The task — Write out the opening lines of the data word for word, up to and including the line with "W, H = 1130, 945", and leave every picture and every later line out.

● ● ● ●

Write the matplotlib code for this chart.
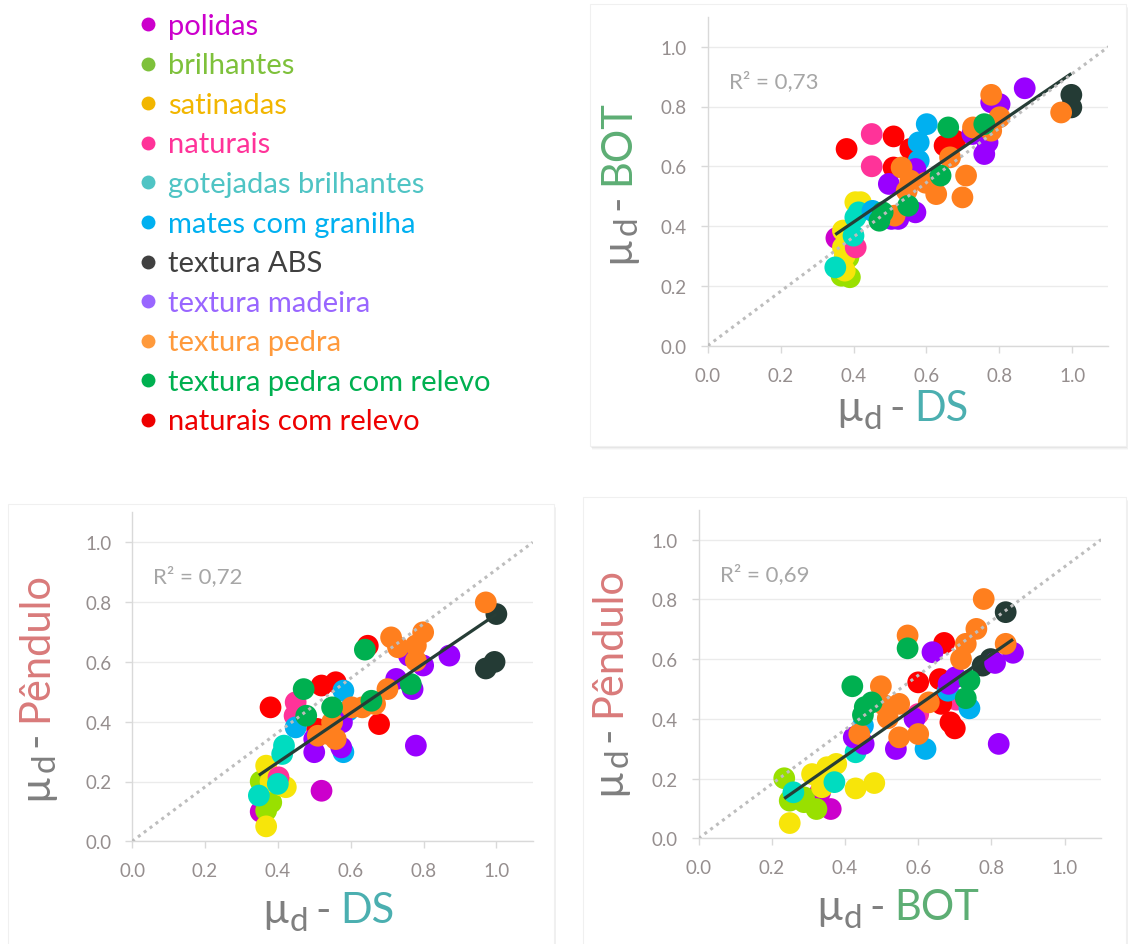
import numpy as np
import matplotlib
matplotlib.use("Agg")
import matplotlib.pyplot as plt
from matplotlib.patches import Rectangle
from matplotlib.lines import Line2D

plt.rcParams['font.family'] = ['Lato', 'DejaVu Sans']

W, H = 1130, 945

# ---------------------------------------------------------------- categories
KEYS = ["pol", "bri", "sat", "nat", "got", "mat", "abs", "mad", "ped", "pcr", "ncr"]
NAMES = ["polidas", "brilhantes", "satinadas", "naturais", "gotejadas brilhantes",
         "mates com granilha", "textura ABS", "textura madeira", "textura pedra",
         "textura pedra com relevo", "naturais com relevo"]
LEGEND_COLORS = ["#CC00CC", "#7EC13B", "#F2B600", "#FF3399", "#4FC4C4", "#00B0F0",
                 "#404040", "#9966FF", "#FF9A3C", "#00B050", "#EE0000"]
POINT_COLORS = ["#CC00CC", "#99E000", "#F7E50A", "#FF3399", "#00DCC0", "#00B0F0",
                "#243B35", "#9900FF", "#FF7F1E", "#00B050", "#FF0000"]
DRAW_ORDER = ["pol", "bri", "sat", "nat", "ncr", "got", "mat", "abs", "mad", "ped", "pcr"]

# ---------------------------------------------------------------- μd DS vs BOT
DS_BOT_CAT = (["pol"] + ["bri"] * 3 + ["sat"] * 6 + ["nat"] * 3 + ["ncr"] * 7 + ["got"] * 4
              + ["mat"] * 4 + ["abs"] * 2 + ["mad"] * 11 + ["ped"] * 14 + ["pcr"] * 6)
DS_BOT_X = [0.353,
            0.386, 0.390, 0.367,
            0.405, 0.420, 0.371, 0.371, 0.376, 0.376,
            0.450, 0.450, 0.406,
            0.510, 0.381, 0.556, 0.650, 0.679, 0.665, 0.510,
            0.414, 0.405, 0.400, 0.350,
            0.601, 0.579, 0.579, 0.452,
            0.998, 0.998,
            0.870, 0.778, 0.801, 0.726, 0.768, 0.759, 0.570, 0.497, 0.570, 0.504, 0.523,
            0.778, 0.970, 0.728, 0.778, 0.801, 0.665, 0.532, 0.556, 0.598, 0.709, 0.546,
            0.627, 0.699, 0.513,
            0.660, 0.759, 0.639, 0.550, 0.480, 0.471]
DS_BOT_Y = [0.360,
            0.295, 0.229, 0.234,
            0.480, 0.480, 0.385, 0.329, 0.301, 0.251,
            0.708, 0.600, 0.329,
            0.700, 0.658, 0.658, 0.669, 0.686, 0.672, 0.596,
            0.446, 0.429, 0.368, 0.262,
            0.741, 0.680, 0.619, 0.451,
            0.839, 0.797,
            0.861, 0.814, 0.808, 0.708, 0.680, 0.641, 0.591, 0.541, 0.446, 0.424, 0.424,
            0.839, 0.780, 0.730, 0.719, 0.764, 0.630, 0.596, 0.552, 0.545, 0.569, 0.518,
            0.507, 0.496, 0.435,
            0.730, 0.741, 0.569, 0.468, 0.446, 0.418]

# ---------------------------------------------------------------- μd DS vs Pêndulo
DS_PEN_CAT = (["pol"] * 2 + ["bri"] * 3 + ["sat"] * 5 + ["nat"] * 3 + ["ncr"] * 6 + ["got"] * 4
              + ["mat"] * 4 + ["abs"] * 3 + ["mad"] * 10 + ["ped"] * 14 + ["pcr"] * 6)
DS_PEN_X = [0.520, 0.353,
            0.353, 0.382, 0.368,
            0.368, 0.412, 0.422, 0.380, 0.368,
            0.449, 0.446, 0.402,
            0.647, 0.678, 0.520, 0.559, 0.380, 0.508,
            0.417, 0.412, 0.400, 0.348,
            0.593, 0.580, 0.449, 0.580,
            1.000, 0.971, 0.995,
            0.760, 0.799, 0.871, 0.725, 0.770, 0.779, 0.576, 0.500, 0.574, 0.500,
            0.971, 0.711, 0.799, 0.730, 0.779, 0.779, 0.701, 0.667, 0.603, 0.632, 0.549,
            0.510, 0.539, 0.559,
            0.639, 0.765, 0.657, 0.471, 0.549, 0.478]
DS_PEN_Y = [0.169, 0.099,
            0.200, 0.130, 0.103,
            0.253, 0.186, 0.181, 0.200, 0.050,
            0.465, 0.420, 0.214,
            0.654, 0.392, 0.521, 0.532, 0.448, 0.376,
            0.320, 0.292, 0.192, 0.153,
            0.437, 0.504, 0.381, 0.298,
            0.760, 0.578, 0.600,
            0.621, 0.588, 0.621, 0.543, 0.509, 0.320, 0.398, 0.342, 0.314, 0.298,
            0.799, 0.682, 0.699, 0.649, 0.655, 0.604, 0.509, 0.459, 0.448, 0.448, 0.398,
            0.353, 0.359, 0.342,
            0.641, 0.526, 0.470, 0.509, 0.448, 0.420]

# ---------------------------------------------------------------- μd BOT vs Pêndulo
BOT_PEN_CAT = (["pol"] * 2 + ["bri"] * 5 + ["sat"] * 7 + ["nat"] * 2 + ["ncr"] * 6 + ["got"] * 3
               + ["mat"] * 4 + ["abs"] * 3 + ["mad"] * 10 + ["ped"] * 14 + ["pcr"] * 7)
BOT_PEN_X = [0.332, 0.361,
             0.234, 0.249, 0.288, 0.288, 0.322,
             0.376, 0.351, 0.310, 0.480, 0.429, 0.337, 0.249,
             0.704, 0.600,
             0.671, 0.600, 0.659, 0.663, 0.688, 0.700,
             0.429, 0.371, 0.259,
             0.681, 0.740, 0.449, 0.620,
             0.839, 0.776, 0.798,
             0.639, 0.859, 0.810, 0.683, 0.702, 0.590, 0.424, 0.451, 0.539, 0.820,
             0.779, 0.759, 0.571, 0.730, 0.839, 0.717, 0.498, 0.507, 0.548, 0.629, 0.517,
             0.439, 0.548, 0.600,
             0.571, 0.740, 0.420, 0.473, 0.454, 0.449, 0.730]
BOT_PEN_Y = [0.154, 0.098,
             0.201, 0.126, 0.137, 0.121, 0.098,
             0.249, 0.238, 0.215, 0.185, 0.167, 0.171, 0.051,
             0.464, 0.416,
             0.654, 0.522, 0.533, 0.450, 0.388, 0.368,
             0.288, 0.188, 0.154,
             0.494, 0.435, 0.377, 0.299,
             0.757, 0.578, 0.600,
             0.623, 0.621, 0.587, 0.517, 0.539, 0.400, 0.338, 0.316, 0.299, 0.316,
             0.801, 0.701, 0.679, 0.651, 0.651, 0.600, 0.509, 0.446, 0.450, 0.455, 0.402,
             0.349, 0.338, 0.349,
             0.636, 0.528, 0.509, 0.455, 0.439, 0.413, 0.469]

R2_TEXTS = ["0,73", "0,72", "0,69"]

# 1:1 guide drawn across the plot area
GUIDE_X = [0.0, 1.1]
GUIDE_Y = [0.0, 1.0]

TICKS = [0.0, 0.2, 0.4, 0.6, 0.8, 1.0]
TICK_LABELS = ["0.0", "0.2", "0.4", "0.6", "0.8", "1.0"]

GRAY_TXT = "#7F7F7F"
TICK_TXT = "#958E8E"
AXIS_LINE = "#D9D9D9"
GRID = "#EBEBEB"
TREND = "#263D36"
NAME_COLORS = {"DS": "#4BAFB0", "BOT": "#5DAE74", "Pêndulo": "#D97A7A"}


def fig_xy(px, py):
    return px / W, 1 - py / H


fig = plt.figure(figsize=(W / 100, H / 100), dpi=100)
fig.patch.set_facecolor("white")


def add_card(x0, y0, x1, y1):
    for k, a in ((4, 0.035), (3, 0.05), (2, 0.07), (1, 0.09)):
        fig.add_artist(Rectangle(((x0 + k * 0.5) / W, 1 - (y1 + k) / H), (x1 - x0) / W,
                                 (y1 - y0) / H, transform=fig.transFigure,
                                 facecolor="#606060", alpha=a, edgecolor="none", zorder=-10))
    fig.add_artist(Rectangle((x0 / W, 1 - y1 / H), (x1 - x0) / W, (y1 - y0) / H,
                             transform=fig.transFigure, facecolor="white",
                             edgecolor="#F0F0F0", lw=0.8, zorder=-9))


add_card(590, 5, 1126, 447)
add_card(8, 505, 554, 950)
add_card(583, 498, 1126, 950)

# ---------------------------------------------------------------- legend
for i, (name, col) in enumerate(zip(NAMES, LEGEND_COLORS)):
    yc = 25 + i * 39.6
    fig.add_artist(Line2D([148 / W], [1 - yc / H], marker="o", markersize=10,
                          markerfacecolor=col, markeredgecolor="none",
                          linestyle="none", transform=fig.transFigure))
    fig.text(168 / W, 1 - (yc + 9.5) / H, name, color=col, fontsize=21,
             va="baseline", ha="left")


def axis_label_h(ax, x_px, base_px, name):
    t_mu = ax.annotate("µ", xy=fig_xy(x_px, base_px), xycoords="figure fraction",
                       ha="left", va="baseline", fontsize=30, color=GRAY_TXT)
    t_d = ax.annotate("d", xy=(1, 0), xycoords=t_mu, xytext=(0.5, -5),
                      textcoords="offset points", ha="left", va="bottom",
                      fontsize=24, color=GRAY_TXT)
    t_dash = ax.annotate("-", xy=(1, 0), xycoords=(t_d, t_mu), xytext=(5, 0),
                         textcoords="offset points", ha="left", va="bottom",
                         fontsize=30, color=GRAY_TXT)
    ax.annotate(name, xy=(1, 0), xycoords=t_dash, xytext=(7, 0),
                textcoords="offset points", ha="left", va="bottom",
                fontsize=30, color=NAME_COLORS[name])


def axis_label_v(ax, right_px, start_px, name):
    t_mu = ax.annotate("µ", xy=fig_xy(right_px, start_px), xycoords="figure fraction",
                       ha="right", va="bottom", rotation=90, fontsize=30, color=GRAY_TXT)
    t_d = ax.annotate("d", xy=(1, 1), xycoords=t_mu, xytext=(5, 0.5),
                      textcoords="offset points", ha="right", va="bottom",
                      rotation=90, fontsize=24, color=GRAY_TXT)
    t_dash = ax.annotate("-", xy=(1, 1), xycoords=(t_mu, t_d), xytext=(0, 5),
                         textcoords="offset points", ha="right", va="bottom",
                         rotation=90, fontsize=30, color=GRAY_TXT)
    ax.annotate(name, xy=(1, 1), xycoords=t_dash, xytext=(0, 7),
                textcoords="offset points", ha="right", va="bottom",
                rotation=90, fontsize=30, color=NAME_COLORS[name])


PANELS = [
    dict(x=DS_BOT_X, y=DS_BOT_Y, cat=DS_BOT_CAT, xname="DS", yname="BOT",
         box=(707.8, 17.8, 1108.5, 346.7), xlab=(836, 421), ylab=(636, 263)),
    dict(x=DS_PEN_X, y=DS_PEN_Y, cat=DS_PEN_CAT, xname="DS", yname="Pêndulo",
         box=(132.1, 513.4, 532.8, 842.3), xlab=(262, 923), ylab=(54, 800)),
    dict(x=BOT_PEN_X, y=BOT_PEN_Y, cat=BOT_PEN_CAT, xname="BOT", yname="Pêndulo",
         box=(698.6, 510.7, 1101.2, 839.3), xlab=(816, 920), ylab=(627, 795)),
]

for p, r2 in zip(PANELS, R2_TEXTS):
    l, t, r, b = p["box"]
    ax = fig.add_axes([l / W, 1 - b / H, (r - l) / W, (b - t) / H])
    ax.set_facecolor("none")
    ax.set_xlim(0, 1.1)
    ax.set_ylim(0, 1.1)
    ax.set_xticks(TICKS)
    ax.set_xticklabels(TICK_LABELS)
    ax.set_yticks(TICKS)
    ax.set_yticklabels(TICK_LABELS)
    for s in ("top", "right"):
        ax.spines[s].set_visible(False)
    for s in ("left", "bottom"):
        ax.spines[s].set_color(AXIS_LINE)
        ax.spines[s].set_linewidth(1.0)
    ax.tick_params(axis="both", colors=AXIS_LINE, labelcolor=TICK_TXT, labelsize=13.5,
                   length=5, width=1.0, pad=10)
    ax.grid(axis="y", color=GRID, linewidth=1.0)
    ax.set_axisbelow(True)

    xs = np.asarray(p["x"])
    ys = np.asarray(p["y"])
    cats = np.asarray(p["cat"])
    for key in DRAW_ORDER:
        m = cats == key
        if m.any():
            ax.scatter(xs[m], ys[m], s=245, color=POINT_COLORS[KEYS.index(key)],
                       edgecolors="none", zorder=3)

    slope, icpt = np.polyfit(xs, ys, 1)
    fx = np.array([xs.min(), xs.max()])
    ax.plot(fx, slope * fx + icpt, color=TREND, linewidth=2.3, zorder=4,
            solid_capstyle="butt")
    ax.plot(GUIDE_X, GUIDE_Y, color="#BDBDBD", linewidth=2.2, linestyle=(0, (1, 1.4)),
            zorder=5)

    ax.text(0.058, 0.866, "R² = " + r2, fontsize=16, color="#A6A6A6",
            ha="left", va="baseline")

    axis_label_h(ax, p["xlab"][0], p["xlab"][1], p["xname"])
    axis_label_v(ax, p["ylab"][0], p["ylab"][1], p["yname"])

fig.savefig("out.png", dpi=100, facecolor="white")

● ● ● ●

Task answer —
Write the matplotlib code for this chart.
import numpy as np
import matplotlib
matplotlib.use("Agg")
import matplotlib.pyplot as plt
from matplotlib.patches import Rectangle
from matplotlib.lines import Line2D

plt.rcParams['font.family'] = ['Lato', 'DejaVu Sans']

W, H = 1130, 945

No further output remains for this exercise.